The Kruegers are members of the Minnesota Christmas Tree Association, which works with growers to provide the freshest and widest variety of trees available. The farm also promotes environmental stewardship, both in the way they care for their trees and by recycling trees after the holidays, using the trees to mulch new seedlings in the spring. “The emphasis of our farm is education and the environment,” Neil says. While they don’t ask for tips, when offered they will use the money to sponsor environmental groups.

For dates, times, and event information, visit the website here.

The elder Kruegers sold the Stillwater farm in 1994, handing down the business and decades of tradition to Neil and Deb. With their own son and daughter now grown, with spouses and children of their own, the multi-generational clan continues the Krueger Christmas tree legacy, now in its fourth generation.

On the Saturday before Thanksgiving each year, the farm opens its doors to customers looking for high-quality, cut-your-own or pre-cut trees, along with garland, wreaths, swags, and spruce tops, and anything essential to deck the halls. Children come for a chance to sit on Santa’s lap, take a sleigh ride, hear Native American tales told in an authentic teepee, cozy up by the campfire or sample apple cider in the warming house.
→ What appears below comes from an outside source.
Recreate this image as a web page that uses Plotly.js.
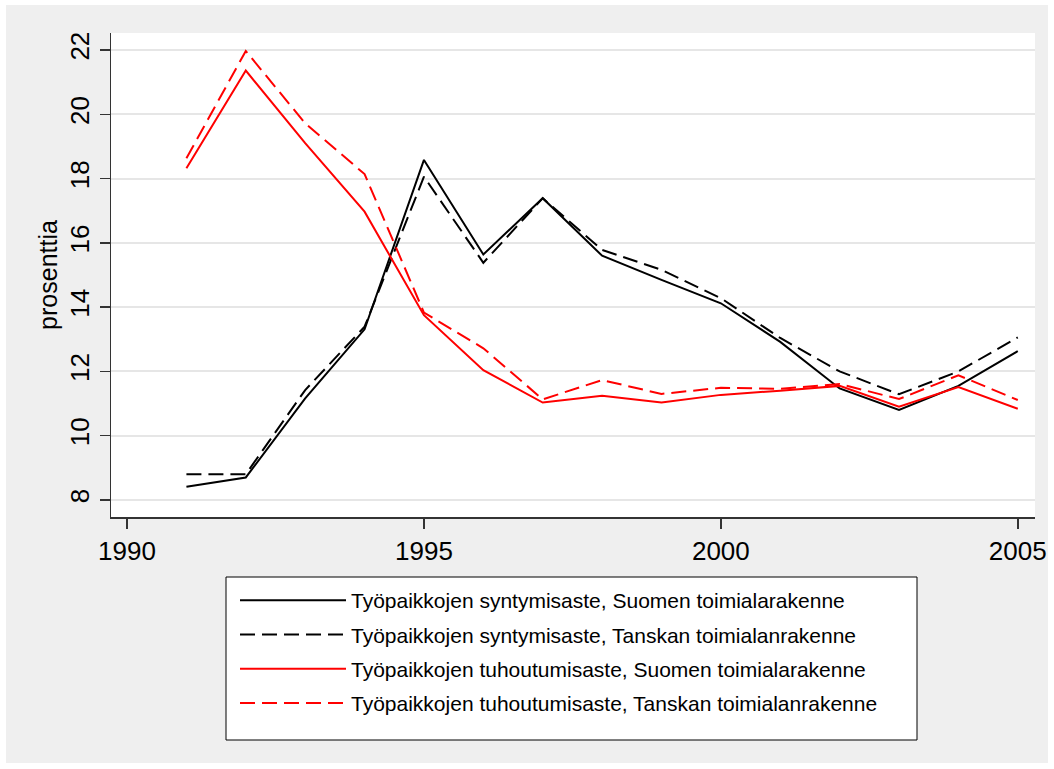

Parents appreciate the farm’s extended hours (seven days a week, open until 8 p.m.), and complimentary tree shaking, wrapping and tying to the car.

For others, the pleasure of visiting the farm is taking a quiet, leisurely walk through the 10-acre woods to recharge and reconnect with the land during the harried holiday season.

For Chris Zupfer and his family, a trip from their home in Little Canada to the tree farm marks the official start of their holiday. “We have young children and go there at night, he says. “From the moment you drive down the road, it’s all lit up and the farm is gorgeous. The kids absolutely love it.”

Zupfer sums up the Krueger Christmas Trees experience by saying, “I love that it’s local and sustainable, and that Neil, Deb and the family are all there. We get to see everybody and they know you and it feels like a small community business. That’s been exceptional for us.”

When the holiday season is over the Kruegers afford themselves the luxury of travel before returning to the fields in the spring. According to Deb, it’s all part of the circle of life. “Year after year, the same people come back,” she says. “Last year they were pregnant, this year the baby’s walking. Last year was the last time we saw Mr. So-and-So, this year he’s not here. That’s how we mark our time in this life.”